THE EXERCISE:
Repeat the material exactly from its first line to the line that includes "plt.rcParams['font.family'] = ['Liberation". Skip pictures.

DATA:
- - - - - - -
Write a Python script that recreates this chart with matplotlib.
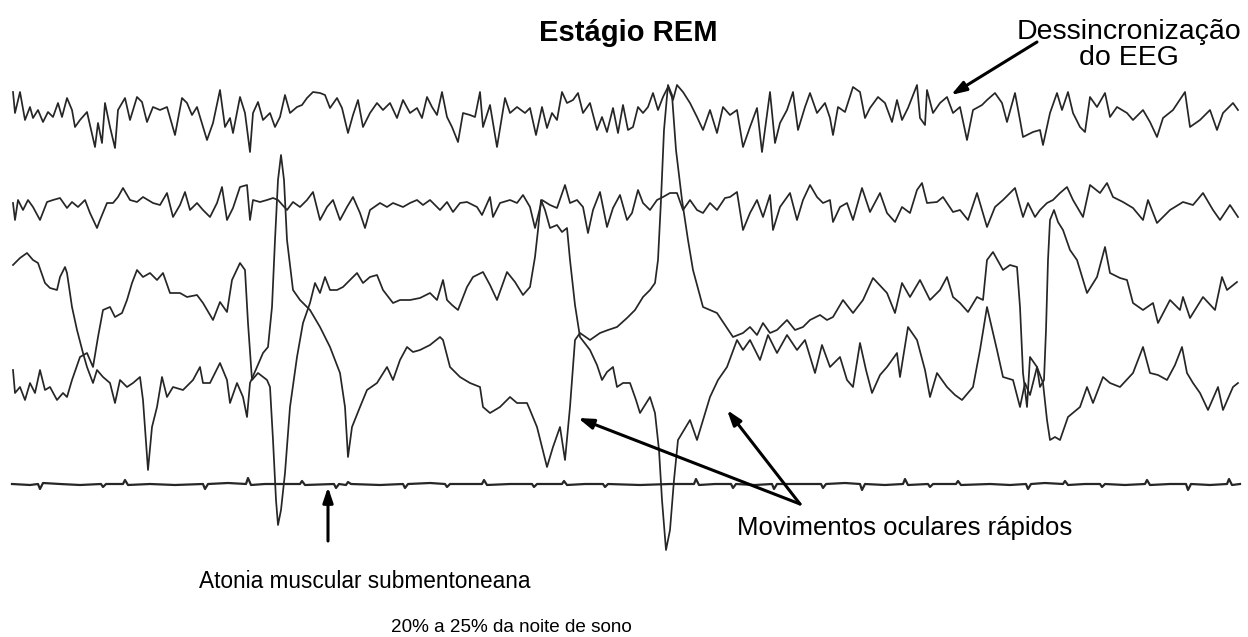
import matplotlib
matplotlib.use('Agg')
import matplotlib.pyplot as plt

plt.rcParams['font.family'] = ['Liberation Sans', 'DejaVu Sans']

# traces in screen units (x to the right, y downwards)
eeg1 = [(13, 92), (15, 113), (20, 92), (25, 120), (30, 107), (33, 118), (38, 110), (43, 122), (48, 112),
        (53, 117), (58, 103), (62, 117), (67, 98), (72, 110), (75, 127), (80, 120), (87, 112), (95, 147),
        (98, 123), (102, 143), (105, 103), (110, 127), (115, 148), (118, 110), (125, 98), (130, 120),
        (137, 97), (142, 102), (147, 122), (153, 107), (160, 110), (167, 107), (175, 135), (182, 98),
        (187, 103), (192, 115), (197, 107), (207, 140), (213, 123), (220, 90), (225, 127), (230, 118),
        (233, 133), (240, 97), (245, 113), (250, 152), (253, 113), (258, 102), (263, 120), (270, 113),
        (275, 127), (280, 117), (285, 95), (290, 113), (297, 107), (302, 105), (307, 98), (313, 92),
        (320, 93), (325, 95), (330, 108), (337, 98), (342, 108), (348, 133), (353, 115), (358, 100),
        (363, 127), (370, 113), (377, 103), (383, 110), (390, 103), (397, 118), (403, 100), (410, 113),
        (417, 108), (422, 118), (427, 97), (432, 107), (437, 115), (442, 92), (447, 117), (452, 127),
        (458, 142), (463, 113), (470, 115), (475, 117), (480, 92), (483, 127), (490, 105), (497, 147),
        (505, 98), (510, 113), (517, 107), (525, 113), (530, 108), (536, 135), (542, 107), (547, 128),
        (552, 113), (557, 120), (562, 92), (567, 103), (573, 100), (578, 93), (583, 113), (590, 103),
        (597, 130), (602, 117), (607, 132), (613, 108), (618, 133), (623, 105), (628, 130), (633, 127),
        (638, 107), (643, 113), (648, 107), (653, 93), (658, 110), (663, 97), (668, 87), (673, 100),
        (677, 85), (683, 92), (690, 103), (697, 117), (703, 130), (710, 110), (717, 133), (723, 107),
        (730, 115), (737, 110), (743, 147), (750, 127), (757, 108), (762, 152), (770, 92), (775, 143),
        (780, 123), (787, 110), (793, 92), (798, 130), (805, 107), (810, 93), (817, 113), (825, 103),
        (830, 118), (833, 135), (838, 107), (845, 112), (853, 87), (860, 92), (865, 118), (870, 108),
        (878, 97), (885, 103), (892, 122), (897, 100), (902, 120), (908, 108), (917, 85), (920, 118),
        (925, 125), (927, 90), (933, 113), (940, 103), (947, 97), (953, 113), (960, 107), (967, 140),
        (973, 110), (982, 105), (987, 100), (995, 93), (1002, 103), (1007, 122), (1015, 93), (1020, 120),
        (1023, 137), (1033, 132), (1040, 130), (1043, 145), (1050, 113), (1057, 93), (1062, 110),
        (1068, 92), (1073, 113), (1080, 127), (1085, 132), (1090, 97), (1097, 107), (1105, 93),
        (1110, 117), (1117, 107), (1127, 113), (1133, 120), (1143, 110), (1150, 122), (1157, 137),
        (1163, 118), (1173, 110), (1185, 92), (1190, 127), (1200, 120), (1210, 110), (1217, 130),
        (1223, 113), (1233, 103), (1238, 110)]

eeg2 = [(13, 203), (15, 220), (18, 200), (23, 210), (28, 200), (33, 207), (40, 220), (47, 202), (53, 200),
        (60, 198), (67, 208), (72, 202), (78, 207), (85, 200), (90, 213), (97, 228), (100, 220), (107, 203),
        (113, 203), (118, 197), (123, 188), (130, 200), (137, 202), (143, 197), (153, 203), (160, 205),
        (167, 193), (173, 217), (180, 205), (185, 192), (190, 210), (197, 203), (203, 210), (210, 217),
        (217, 203), (222, 187), (227, 220), (233, 208), (240, 187), (247, 185), (250, 220), (253, 200),
        (260, 202), (267, 200), (273, 198), (278, 200), (287, 210), (293, 202), (300, 207), (307, 200),
        (313, 192), (320, 220), (327, 207), (333, 200), (340, 220), (347, 207), (353, 197), (360, 213),
        (365, 228), (370, 210), (380, 203), (387, 207), (393, 203), (403, 207), (410, 203), (417, 200),
        (423, 205), (430, 200), (440, 210), (447, 202), (453, 212), (460, 203), (467, 202), (477, 207),
        (482, 215), (490, 197), (493, 217), (500, 203), (510, 200), (517, 203), (523, 195), (530, 207),
        (535, 228), (542, 200), (550, 205), (557, 208), (565, 185), (570, 203), (577, 200), (583, 207),
        (588, 233), (593, 210), (600, 192), (607, 227), (613, 208), (620, 195), (627, 220), (632, 213),
        (638, 190), (643, 203), (650, 210), (657, 200), (663, 197), (670, 193), (677, 193), (683, 210),
        (690, 200), (697, 210), (703, 213), (710, 203), (717, 210), (725, 198), (730, 197), (737, 192),
        (743, 230), (750, 213), (757, 200), (763, 217), (770, 195), (773, 230), (780, 207), (790, 193),
        (797, 220), (803, 200), (810, 185), (817, 197), (823, 203), (830, 200), (833, 222), (840, 207),
        (847, 203), (853, 220), (862, 188), (870, 212), (880, 193), (887, 213), (895, 222), (902, 207),
        (910, 213), (917, 190), (922, 183), (927, 203), (937, 202), (943, 197), (953, 212), (960, 210),
        (968, 220), (977, 193), (987, 227), (995, 207), (1003, 200), (1015, 188), (1023, 217), (1028, 203),
        (1035, 217), (1040, 210), (1047, 203), (1053, 200), (1060, 193), (1067, 187), (1073, 200),
        (1083, 217), (1090, 185), (1100, 193), (1107, 183), (1113, 197), (1123, 202), (1133, 208),
        (1143, 220), (1148, 200), (1157, 223), (1170, 210), (1183, 202), (1193, 205), (1203, 193),
        (1213, 210), (1220, 220), (1230, 205), (1238, 217)]

# eye channels: one swings up where the other swings down
eog_a = [(13, 265), (20, 258), (27, 253), (33, 260), (38, 263), (45, 283), (50, 288), (57, 290), (60, 277),
         (65, 267), (67, 273), (72, 307), (77, 330), (83, 353), (87, 367), (93, 383), (97, 370), (103, 377),
         (110, 383), (115, 403), (120, 380), (127, 387), (133, 383), (140, 377), (143, 400), (147, 457),
         (148, 470), (152, 427), (157, 407), (162, 377), (167, 397), (173, 387), (183, 390), (193, 380),
         (200, 367), (203, 383), (210, 383), (220, 363), (227, 380), (230, 403), (237, 383), (243, 397),
         (247, 417), (250, 383), (257, 367), (263, 353), (268, 347), (272, 307), (275, 240), (278, 180),
         (281, 155), (284, 180), (287, 240), (293, 290), (300, 300), (310, 310), (320, 327), (330, 347),
         (340, 373), (345, 407), (348, 457), (352, 427), (360, 407), (367, 390), (377, 383), (387, 367),
         (393, 380), (400, 360), (407, 347), (413, 352), (420, 350), (430, 345), (440, 337), (443, 340),
         (450, 367), (460, 377), (470, 383), (480, 387), (483, 407), (490, 413), (500, 407), (510, 397),
         (517, 403), (527, 403), (530, 410), (537, 427), (547, 467), (553, 447), (560, 427), (565, 460),
         (570, 407), (575, 340), (580, 333), (590, 340), (600, 333), (608, 330), (617, 327), (627, 318),
         (635, 310), (643, 297), (650, 290), (655, 283), (658, 260), (661, 200), (664, 130), (668, 85),
         (672, 95), (676, 150), (682, 200), (688, 240), (693, 270), (703, 307), (710, 310), (717, 313),
         (725, 325), (733, 337), (743, 333), (750, 327), (757, 335), (763, 323), (770, 333), (777, 330),
         (787, 320), (795, 330), (803, 327), (810, 320), (820, 315), (827, 320), (833, 317), (843, 300),
         (853, 313), (863, 300), (873, 278), (887, 293), (895, 313), (902, 283), (910, 297), (920, 280),
         (930, 300), (940, 290), (947, 277), (953, 297), (960, 303), (968, 312), (977, 297), (983, 300),
         (987, 260), (993, 252), (1003, 270), (1010, 265), (1017, 267), (1020, 307), (1023, 373),
         (1027, 407), (1030, 357), (1037, 367), (1040, 387), (1044, 380), (1046, 330), (1048, 260),
         (1050, 220), (1054, 210), (1058, 222), (1063, 230), (1070, 250), (1077, 260), (1087, 293),
         (1097, 277), (1105, 247), (1110, 273), (1120, 278), (1127, 280), (1133, 303), (1143, 310),
         (1153, 303), (1158, 323), (1170, 300), (1180, 310), (1183, 297), (1190, 318), (1203, 297),
         (1215, 310), (1222, 277), (1227, 290), (1237, 282)]

eog_b = [(13, 370), (15, 393), (20, 387), (25, 400), (30, 383), (35, 393), (40, 370), (45, 390), (50, 387),
         (57, 400), (63, 393), (67, 397), (72, 380), (80, 357), (87, 353), (93, 367), (98, 337), (103, 310),
         (110, 307), (115, 317), (122, 313), (127, 300), (132, 283), (137, 270), (143, 277), (150, 273),
         (157, 280), (163, 273), (170, 293), (180, 293), (187, 297), (197, 295), (203, 303), (213, 320),
         (220, 302), (227, 312), (232, 280), (240, 263), (245, 270), (248, 323), (252, 380), (258, 373),
         (267, 380), (270, 387), (273, 440), (276, 500), (278, 525), (281, 510), (285, 473), (290, 407),
         (297, 357), (303, 323), (310, 303), (315, 283), (320, 293), (325, 277), (330, 290), (337, 290),
         (343, 287), (350, 280), (357, 273), (363, 283), (370, 277), (377, 275), (383, 290), (393, 303),
         (400, 300), (410, 300), (420, 298), (430, 293), (437, 300), (443, 280), (447, 300), (452, 305),
         (458, 310), (467, 287), (473, 277), (483, 272), (490, 285), (497, 300), (507, 272), (515, 282),
         (523, 295), (530, 287), (535, 257), (538, 230), (541, 200), (545, 210), (550, 228), (557, 225),
         (562, 232), (567, 228), (570, 260), (575, 305), (580, 337), (590, 350), (597, 365), (602, 380),
         (607, 372), (613, 367), (617, 387), (623, 383), (630, 383), (636, 400), (640, 413), (645, 405),
         (650, 397), (655, 413), (659, 450), (662, 500), (666, 550), (670, 530), (674, 480), (678, 440),
         (684, 430), (690, 420), (697, 440), (703, 420), (710, 397), (718, 380), (727, 367), (737, 340),
         (743, 350), (750, 340), (760, 360), (768, 335), (777, 353), (787, 335), (797, 350), (805, 340),
         (815, 373), (822, 345), (830, 367), (840, 357), (847, 380), (853, 387), (860, 343), (866, 370),
         (872, 393), (880, 375), (887, 367), (897, 353), (900, 377), (908, 327), (917, 340), (925, 370),
         (930, 397), (937, 373), (947, 387), (955, 395), (962, 400), (973, 387), (980, 350), (987, 307),
         (997, 350), (1003, 377), (1013, 380), (1020, 407), (1025, 383), (1030, 395), (1037, 367),
         (1043, 383), (1047, 420), (1050, 440), (1055, 437), (1060, 440), (1068, 417), (1080, 407),
         (1087, 387), (1093, 403), (1103, 377), (1110, 383), (1120, 387), (1133, 373), (1143, 347),
         (1150, 373), (1158, 375), (1167, 380), (1175, 365), (1182, 347), (1187, 373), (1193, 383),
         (1200, 393), (1208, 410), (1218, 387), (1223, 410), (1233, 387), (1238, 383)]

# chin EMG: flat line with small twitches
emg = [(12, 484), (30, 485), (38, 484), (40, 489), (43, 483), (60, 484), (80, 485), (101, 484), (103, 487),
       (106, 484), (123, 484), (125, 480), (128, 485), (150, 484), (175, 485), (203, 484), (205, 489),
       (208, 484), (228, 483), (246, 484), (248, 478), (251, 485), (265, 484), (300, 484), (302, 481),
       (305, 485), (334, 484), (336, 488), (339, 484), (346, 485), (348, 482), (351, 484), (380, 485),
       (403, 484), (405, 488), (408, 484), (430, 483), (445, 484), (447, 487), (450, 484), (482, 484),
       (484, 480), (487, 485), (510, 484), (532, 484), (534, 487), (537, 484), (562, 484), (564, 481),
       (567, 485), (585, 484), (603, 484), (605, 487), (608, 484), (640, 485), (670, 484), (694, 484),
       (696, 479), (699, 485), (715, 484), (731, 484), (733, 488), (736, 484), (755, 485), (772, 484),
       (774, 489), (777, 484), (800, 484), (821, 484), (823, 488), (826, 484), (845, 483), (860, 484),
       (862, 490), (865, 484), (885, 485), (903, 484), (905, 479), (908, 485), (928, 484), (930, 487),
       (933, 484), (956, 484), (958, 481), (961, 485), (990, 484), (1010, 485), (1026, 484), (1028, 489),
       (1031, 484), (1045, 483), (1063, 484), (1065, 481), (1068, 485), (1085, 484), (1100, 484),
       (1102, 487), (1105, 484), (1125, 485), (1145, 484), (1147, 480), (1150, 485), (1170, 484),
       (1186, 484), (1188, 490), (1191, 484), (1210, 485), (1227, 484), (1229, 479), (1232, 485),
       (1240, 484)]

fig = plt.figure(figsize=(12.48, 6.37), dpi=100)
ax = fig.add_axes([0, 0, 1, 1])
ax.set_xlim(0, 1248)
ax.set_ylim(637, 0)
ax.axis('off')

for trace in [eeg1, eeg2, eog_a, eog_b]:
    ax.plot([p[0] for p in trace], [p[1] for p in trace], color='#262626', lw=1.25,
            solid_joinstyle='round')
ax.plot([p[0] for p in emg], [p[1] for p in emg], color='#262626', lw=1.6)

ax.text(628, 33, 'Estágio REM', ha='center', va='center', fontsize=21, fontweight='bold')
ax.text(1129, 45, 'Dessincronização\ndo EEG', ha='center', va='center', fontsize=20.5,
        linespacing=1.0)
ax.text(737, 528, 'Movimentos oculares rápidos', ha='left', va='center', fontsize=18.5)
ax.text(365, 582, 'Atonia muscular submentoneana', ha='center', va='center', fontsize=16.3)
ax.text(511, 627, '20% a 25% da noite de sono', ha='center', va='center', fontsize=13.6)

arrow = dict(arrowstyle='-|>,head_length=0.9,head_width=0.3', color='black', lw=2.2,
             shrinkA=0, shrinkB=0)
ax.annotate('', xy=(951, 95), xytext=(1037, 42), arrowprops=arrow)
ax.annotate('', xy=(328, 487), xytext=(328, 541), arrowprops=arrow)
ax.annotate('', xy=(578, 418), xytext=(800, 504), arrowprops=arrow)
ax.annotate('', xy=(727, 410), xytext=(800, 504), arrowprops=arrow)

fig.savefig('out.png', dpi=100)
- - - - - - -
REPLY:
Write a Python script that recreates this chart with matplotlib.
import matplotlib
matplotlib.use('Agg')
import matplotlib.pyplot as plt

plt.rcParams['font.family'] = ['Liberation Sans', 'DejaVu Sans']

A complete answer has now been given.